- [TASK GOAL] Pictures in the data should be dropped; transcribe exactly the lines from the one that has "Recreate this image" through the one that has "import numpy as np".

[Start ENTRIES SUPPLIED]

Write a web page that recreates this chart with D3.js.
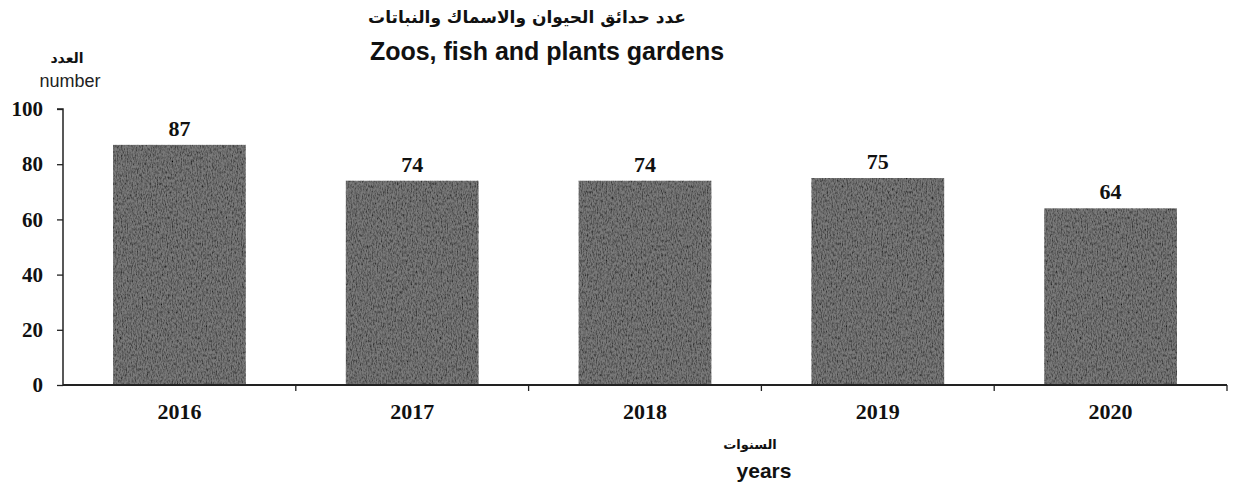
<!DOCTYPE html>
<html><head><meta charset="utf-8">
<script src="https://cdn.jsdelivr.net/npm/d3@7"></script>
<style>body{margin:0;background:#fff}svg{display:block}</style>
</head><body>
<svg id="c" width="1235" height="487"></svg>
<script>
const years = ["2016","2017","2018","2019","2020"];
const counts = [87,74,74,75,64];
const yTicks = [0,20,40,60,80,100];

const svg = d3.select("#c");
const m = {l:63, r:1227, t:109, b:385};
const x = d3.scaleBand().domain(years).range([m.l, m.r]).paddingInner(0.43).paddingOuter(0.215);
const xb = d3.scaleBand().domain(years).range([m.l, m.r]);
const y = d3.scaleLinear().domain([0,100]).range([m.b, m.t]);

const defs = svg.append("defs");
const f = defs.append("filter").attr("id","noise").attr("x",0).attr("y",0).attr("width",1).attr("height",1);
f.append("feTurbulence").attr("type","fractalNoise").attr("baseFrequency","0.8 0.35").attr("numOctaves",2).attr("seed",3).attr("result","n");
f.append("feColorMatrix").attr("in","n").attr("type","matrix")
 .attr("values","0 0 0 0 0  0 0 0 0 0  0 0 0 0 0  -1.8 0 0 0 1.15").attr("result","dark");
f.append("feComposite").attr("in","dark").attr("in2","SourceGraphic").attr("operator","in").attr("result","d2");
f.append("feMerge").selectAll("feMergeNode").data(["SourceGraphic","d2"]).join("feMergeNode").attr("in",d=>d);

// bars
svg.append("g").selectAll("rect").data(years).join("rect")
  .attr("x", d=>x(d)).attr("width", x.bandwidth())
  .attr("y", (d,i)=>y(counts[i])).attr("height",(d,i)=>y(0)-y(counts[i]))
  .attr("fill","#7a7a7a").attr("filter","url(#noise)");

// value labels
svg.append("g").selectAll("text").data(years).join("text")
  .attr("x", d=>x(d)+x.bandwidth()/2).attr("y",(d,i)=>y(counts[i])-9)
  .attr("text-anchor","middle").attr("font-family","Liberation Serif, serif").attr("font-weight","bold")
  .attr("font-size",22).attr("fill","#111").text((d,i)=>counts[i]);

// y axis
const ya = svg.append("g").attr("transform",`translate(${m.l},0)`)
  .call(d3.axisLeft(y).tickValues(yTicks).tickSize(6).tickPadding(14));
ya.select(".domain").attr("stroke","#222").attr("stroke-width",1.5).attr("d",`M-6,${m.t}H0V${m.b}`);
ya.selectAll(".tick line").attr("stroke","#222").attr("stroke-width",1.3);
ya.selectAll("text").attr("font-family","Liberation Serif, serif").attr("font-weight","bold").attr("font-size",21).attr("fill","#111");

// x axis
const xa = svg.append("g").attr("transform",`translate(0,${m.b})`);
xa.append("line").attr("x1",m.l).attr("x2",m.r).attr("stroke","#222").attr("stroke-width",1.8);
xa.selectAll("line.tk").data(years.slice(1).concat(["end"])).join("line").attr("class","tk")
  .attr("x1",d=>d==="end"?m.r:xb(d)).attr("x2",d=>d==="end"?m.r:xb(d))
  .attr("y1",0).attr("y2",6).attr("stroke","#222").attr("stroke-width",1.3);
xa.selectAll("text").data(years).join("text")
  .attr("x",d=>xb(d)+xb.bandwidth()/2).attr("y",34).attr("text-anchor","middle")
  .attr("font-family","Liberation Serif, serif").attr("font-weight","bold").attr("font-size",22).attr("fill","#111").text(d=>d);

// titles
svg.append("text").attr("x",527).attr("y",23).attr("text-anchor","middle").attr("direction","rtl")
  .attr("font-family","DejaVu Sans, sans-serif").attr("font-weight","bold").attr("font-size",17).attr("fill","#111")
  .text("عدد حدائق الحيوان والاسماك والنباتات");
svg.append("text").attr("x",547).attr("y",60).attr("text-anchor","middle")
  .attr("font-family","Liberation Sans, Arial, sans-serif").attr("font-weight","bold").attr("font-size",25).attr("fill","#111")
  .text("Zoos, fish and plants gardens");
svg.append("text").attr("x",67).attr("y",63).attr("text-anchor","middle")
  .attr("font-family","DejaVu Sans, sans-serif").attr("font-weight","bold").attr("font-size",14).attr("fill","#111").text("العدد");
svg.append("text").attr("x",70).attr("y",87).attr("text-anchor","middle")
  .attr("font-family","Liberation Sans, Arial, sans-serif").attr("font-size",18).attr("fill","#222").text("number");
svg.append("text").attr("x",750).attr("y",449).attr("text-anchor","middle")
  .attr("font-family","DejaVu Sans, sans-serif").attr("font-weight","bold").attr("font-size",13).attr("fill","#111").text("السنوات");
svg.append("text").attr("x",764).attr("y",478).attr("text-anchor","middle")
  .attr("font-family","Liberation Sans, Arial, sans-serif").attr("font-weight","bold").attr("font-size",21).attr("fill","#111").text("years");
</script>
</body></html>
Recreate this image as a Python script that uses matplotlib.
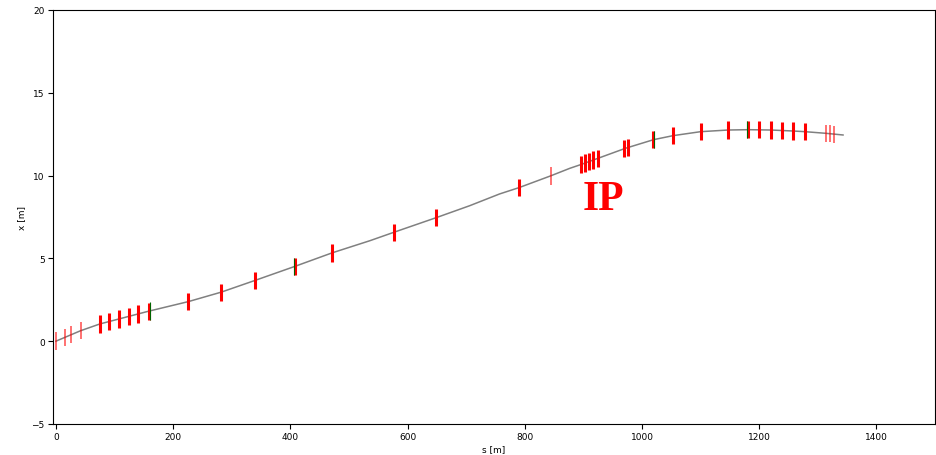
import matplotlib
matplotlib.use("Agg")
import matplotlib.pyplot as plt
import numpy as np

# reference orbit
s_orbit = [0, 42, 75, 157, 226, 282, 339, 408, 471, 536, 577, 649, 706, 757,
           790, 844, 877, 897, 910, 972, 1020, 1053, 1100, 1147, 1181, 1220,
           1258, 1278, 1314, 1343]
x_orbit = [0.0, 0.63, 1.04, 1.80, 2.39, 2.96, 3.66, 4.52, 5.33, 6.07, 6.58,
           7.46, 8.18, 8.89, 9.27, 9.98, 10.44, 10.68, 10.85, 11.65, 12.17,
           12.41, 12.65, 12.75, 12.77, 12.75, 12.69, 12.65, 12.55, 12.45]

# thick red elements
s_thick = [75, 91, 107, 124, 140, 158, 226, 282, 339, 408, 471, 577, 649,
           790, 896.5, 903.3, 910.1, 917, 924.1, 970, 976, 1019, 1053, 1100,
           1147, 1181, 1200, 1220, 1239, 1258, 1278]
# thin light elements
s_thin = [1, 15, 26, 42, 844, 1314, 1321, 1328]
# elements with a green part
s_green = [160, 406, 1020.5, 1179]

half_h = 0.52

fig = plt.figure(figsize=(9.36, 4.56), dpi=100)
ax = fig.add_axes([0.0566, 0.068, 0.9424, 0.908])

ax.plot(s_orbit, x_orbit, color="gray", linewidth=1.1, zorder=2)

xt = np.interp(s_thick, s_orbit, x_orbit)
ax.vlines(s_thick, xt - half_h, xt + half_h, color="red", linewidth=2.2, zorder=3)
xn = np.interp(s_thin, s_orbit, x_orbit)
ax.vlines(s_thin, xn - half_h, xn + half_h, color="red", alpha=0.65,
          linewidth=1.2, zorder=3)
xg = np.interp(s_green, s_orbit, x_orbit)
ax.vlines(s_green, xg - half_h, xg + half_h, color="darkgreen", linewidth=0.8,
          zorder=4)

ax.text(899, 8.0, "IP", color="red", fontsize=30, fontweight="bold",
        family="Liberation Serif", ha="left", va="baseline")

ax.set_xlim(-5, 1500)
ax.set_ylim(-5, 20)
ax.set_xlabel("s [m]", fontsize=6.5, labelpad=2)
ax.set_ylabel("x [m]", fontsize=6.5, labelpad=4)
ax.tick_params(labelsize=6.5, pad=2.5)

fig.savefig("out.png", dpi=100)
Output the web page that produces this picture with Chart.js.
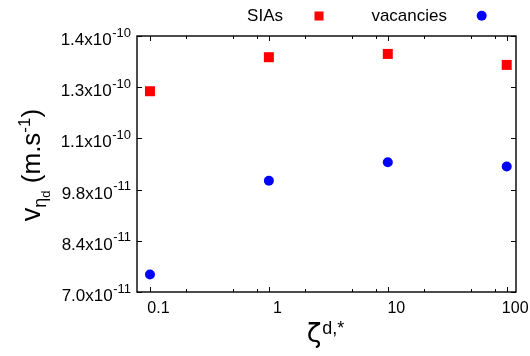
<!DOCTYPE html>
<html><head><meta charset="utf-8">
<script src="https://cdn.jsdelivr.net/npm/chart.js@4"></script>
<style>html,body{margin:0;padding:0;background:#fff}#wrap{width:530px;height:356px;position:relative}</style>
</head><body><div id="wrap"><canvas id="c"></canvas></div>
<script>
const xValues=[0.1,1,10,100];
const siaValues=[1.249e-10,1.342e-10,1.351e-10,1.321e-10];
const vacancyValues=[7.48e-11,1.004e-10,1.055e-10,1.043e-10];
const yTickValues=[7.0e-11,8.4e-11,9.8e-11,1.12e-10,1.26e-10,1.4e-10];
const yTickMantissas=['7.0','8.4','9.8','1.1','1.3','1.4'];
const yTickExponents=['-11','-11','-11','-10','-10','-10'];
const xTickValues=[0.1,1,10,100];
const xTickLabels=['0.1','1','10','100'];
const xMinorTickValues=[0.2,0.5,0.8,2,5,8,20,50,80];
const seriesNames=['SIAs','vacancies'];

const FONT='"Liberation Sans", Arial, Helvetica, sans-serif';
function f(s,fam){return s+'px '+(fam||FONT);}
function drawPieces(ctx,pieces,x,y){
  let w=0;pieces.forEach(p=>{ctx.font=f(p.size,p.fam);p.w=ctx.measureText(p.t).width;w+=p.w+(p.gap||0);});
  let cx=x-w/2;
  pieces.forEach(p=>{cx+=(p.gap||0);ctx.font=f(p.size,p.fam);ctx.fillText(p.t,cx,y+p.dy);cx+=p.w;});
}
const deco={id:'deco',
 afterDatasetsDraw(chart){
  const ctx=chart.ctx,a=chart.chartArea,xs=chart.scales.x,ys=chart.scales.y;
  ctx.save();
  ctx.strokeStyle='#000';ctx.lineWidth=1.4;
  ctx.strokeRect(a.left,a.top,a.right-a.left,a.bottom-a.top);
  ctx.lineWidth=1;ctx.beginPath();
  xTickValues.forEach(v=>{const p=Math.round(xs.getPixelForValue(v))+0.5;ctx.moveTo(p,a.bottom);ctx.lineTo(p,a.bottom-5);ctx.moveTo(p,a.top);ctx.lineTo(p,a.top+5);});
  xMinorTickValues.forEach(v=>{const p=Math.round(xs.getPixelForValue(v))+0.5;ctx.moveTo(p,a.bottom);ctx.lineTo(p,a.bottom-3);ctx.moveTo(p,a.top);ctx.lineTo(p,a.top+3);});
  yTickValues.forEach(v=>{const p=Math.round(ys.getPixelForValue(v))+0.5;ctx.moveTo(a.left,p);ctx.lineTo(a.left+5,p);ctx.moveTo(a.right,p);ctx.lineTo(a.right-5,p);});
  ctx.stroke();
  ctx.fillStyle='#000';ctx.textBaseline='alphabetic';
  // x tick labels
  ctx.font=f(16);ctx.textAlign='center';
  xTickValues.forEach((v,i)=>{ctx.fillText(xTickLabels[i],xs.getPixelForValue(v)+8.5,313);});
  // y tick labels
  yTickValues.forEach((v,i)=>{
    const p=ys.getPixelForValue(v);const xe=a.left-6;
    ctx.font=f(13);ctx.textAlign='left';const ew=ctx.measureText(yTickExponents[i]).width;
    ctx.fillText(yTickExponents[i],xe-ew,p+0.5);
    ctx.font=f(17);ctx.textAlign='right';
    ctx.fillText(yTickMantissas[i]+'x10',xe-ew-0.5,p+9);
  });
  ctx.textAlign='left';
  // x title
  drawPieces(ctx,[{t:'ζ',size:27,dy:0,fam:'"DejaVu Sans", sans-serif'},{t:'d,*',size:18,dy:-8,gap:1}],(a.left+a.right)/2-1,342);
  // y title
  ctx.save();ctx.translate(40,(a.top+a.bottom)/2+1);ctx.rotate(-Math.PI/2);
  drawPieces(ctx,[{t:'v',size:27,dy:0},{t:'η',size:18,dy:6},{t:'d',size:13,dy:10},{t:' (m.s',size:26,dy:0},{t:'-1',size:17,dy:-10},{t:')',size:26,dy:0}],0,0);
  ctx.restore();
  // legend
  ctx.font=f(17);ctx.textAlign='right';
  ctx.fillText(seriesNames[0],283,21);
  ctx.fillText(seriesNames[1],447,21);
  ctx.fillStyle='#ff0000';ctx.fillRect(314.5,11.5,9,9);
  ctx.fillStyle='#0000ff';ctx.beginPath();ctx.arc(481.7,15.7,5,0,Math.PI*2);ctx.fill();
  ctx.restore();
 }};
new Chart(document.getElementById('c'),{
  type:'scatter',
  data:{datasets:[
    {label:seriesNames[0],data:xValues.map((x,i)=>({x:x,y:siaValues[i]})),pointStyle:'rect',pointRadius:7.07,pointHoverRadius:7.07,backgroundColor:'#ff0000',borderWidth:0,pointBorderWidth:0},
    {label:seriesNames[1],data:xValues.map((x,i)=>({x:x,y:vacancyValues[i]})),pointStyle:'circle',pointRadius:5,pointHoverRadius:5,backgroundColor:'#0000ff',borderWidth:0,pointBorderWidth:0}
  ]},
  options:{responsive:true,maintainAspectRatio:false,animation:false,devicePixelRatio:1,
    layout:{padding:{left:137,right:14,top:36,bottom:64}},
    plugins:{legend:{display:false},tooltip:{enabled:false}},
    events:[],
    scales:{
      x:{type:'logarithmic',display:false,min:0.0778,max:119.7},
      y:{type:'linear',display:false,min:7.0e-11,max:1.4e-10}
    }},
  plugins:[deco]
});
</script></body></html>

[End ENTRIES SUPPLIED]

- [EXERCISE OUTPUT]
Recreate this image as a Python script that uses matplotlib.
import matplotlib
matplotlib.use("Agg")
import matplotlib.pyplot as plt
import numpy as np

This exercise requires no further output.